Daha sonra kadına yönelik şiddetin neden bu kadar arttığını konuştuk, cevaplar basitti aslında çünkü saldırganlar o kadar cesaretlendirici uygulamalarla yaşıyorlar ki çekinecekleri, korkacakları, akıllarından geçirseler bile vazgeçmelerini sağlayacak hiçbir şey yok.
Sokaklar güvenlik kamerası dolu ama kimin güvenliğini sağlıyor?
Polis var ama bakın şiddete uğrayıp şikayetçi olan kadınların başına neler geliyor?
Yasa var ama yasalar kimi hangi değerleri korumak için uygulanıyor? Mahkemeler adeta iyi hâl indirimleri ile failleri ödüllendiriyor.
Bütün bu gerçekliklerden yola çıkarak aslında sayının hiç önemli olmadığını bulunduğumuz her alanda bu kadın düşmanı uygulamalara karşı birlikte mücadele etmemizin ve dokunabildiğimiz her kadının hayatına dokunmamız gerektiğini fark ettim.
ORTAK YARALARIMIZ
Kardeşimin daha biraz önce bana yönelttiği soruyu sizin de merak edeceğinizi düşündüğüm için hemen açıklayayım. Bugün kalemi elime alışımın sebebi bir feminist oluşum değil, giderek bir çığ gibi büyüyen toplumsal kriz, insanların cinsiyet sorunsalından bahsetmek istemem. Çünkü sadece bir kadın olarak konuyu ele almam hiç adil olmazdı. Bugün hepimizin ortak yaralarından bahsedeceğim.

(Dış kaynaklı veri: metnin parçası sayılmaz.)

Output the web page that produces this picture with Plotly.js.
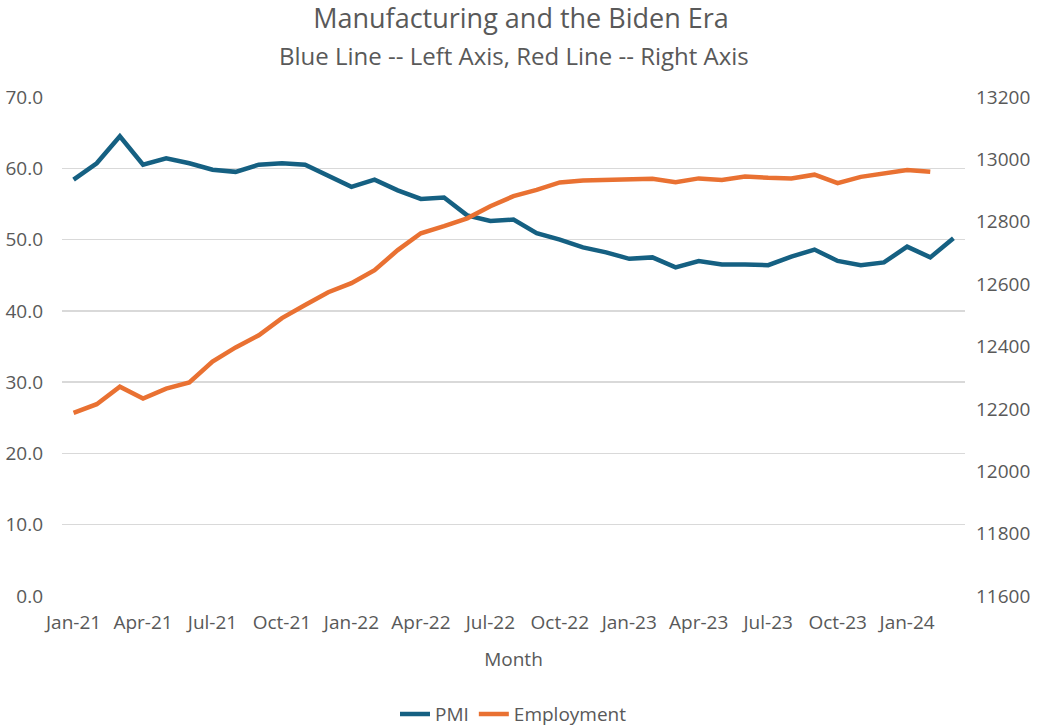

Bir kadın olarak bugünün şartlarında hayatta kalmanın ne kadar zorlayıcı olduğunu fark etmek çok da zor değil açıkçası. Fakat durumun kökünü irdelersek aslında hepimizin birer şiddet mağduru olduğu gerçeğiyle yüzleşebiliriz. Çünkü inanın bir erkek olarak hayatta kalmak da hiç kolay değil. Toplum dediğimiz bugün kendini çağın ilerisine taşıyamamış bu hastalıklı yapı ve her geçen gün kadının ve erkeğin omuzlarına yeni yükler ekleyen bazı politik ideolojiler ne yazık ki amaçlarına ulaşıyor ve her yeni gün ellerimizi bir masumun kanıyla kirletmemize izin veriyor. Pekala, o halde şu konuya bakmakta da fayda var: İnsanlar niçin bu denli şiddete eğilimli ve bu şiddet hangi bastırılmış duyguların ürünü?
BIRAKIN YAŞAYALIM!
Her birimiz daha bir çocukken kızların pembe, erkeklerin mavi giydirilmesiyle şartlandırılıyoruz. Fakat ataerkinin kadına atfettiği aşağılayıcı anlamlardan nasibini alan yalnızca hakarete maruz kalan erkek de aynı zamanda. Öncelikle yapılması gereken bir erkeğe, kadının öcü olmadığını anlatmaktır. Niteliksel olarak bir kadınla eşit olduğunu fark etmesini sağlamaktır. Toplum olarak bireyi kalıplaştırmak yapılacak en büyük yanlışlardan biri. Bırakalım hesabi kim o an için daha uygunsa o ödesin bu erkeği düşürmez, bırakalım bir kadın da sokaklarda gece yarısı rahatça yürüyebilsin. Bırakalım artık erkeğin kadınla bir olduğu anlaşılsın. Erkek üstün değildir. O ancak kadının varlığı ile var olabilecek ona eşit bir varlıktır. Unutmayın şiddetin nesnesi kadınsa öznesi erkektir. Anne ve babalar oğullarınızı lütfen kızlarınızdan üstün tutmayın. Çünkü yapılan her ayrımcılık toplumda bir katil doğurur. Fakat bizler, kadın ve erkek yaşama hakkıyla doğan varlıklarız. Bırakın yaşayalım.